§ **What this task involves**
Starting at the first line of the listing below, repeat each line up to and including the one containing "from matplotlib.patches import Rectangle". Leave out pictures.

§ **Collected data**
====
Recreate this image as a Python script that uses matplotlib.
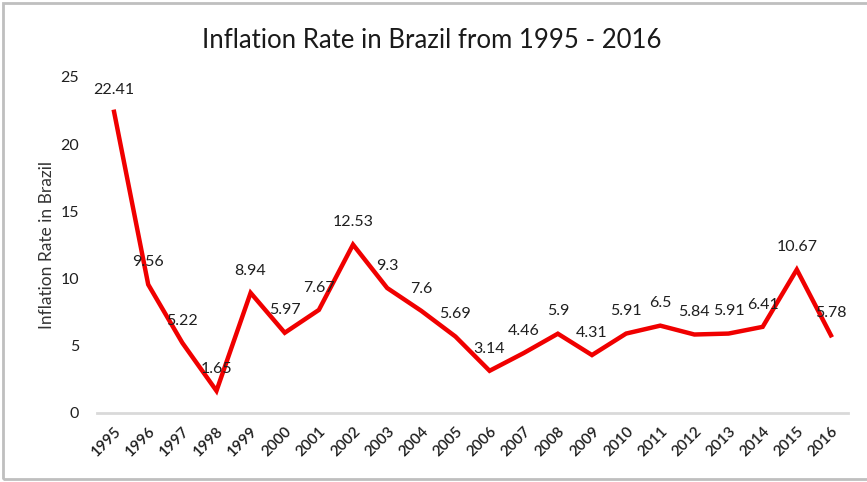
import matplotlib
matplotlib.use("Agg")
import matplotlib.pyplot as plt
from matplotlib.patches import Rectangle

years = ["1995", "1996", "1997", "1998", "1999", "2000", "2001", "2002", "2003", "2004", "2005",
         "2006", "2007", "2008", "2009", "2010", "2011", "2012", "2013", "2014", "2015", "2016"]
rates = [22.41, 9.56, 5.22, 1.65, 8.94, 5.97, 7.67, 12.53, 9.3, 7.6, 5.69,
         3.14, 4.46, 5.9, 4.31, 5.91, 6.5, 5.84, 5.91, 6.41, 10.67, 5.78]
labels = ["22.41", "9.56", "5.22", "1.65", "8.94", "5.97", "7.67", "12.53", "9.3", "7.6", "5.69",
          "3.14", "4.46", "5.9", "4.31", "5.91", "6.5", "5.84", "5.91", "6.41", "10.67", "5.78"]
yticks = [0, 5, 10, 15, 20, 25]

plt.rcParams['font.family'] = ['Lato', 'DejaVu Sans']

W, H = 867, 482
fig = plt.figure(figsize=(W / 100, H / 100), dpi=100)
ax = fig.add_axes([97 / W, 1 - 413 / H, (848 - 97) / W, (413 - 77) / H])

x = list(range(len(years)))
ax.plot(x, rates, color="#f00000", lw=3.2, solid_joinstyle="miter", zorder=3)

for xi, yi, lab in zip(x, rates, labels):
    ax.annotate(lab, (xi, yi), xytext=(0, 11), textcoords="offset points",
                ha="center", va="bottom", fontsize=11.5, color="#1f1f1f")

ax.set_xlim(-0.5, len(years) - 0.5)
ax.set_ylim(0, 25)
ax.set_yticks(yticks)
ax.set_yticklabels([str(t) for t in yticks], fontsize=11.5, color="#1f1f1f")
ax.set_xticks(x)
ax.set_xticklabels(years, rotation=45, ha="right", va="top", rotation_mode="anchor",
                   fontsize=11, color="#1f1f1f", fontweight="semibold")
ax.tick_params(axis="both", length=0)
ax.tick_params(axis="y", pad=13)
ax.tick_params(axis="x", pad=8)

for s in ["top", "right", "left"]:
    ax.spines[s].set_visible(False)
ax.spines["bottom"].set_color("#d9d9d9")
ax.spines["bottom"].set_linewidth(2)

ax.set_ylabel("Inflation Rate in Brazil", fontsize=12.5, color="#333333", labelpad=4)

fig.text(432 / W, 1 - 40 / H, "Inflation Rate in Brazil from 1995 - 2016",
         ha="center", va="center", fontsize=18.5, color="#1a1a1a")

fig.patches.append(Rectangle((3 / W, 3 / H), 1.0, 1 - 6 / H, transform=fig.transFigure,
                             fill=False, edgecolor="#bfbfbf", lw=2))

fig.savefig("out.png", dpi=100)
====
§ **Solution for this problem**
Recreate this image as a Python script that uses matplotlib.
import matplotlib
matplotlib.use("Agg")
import matplotlib.pyplot as plt
from matplotlib.patches import Rectangle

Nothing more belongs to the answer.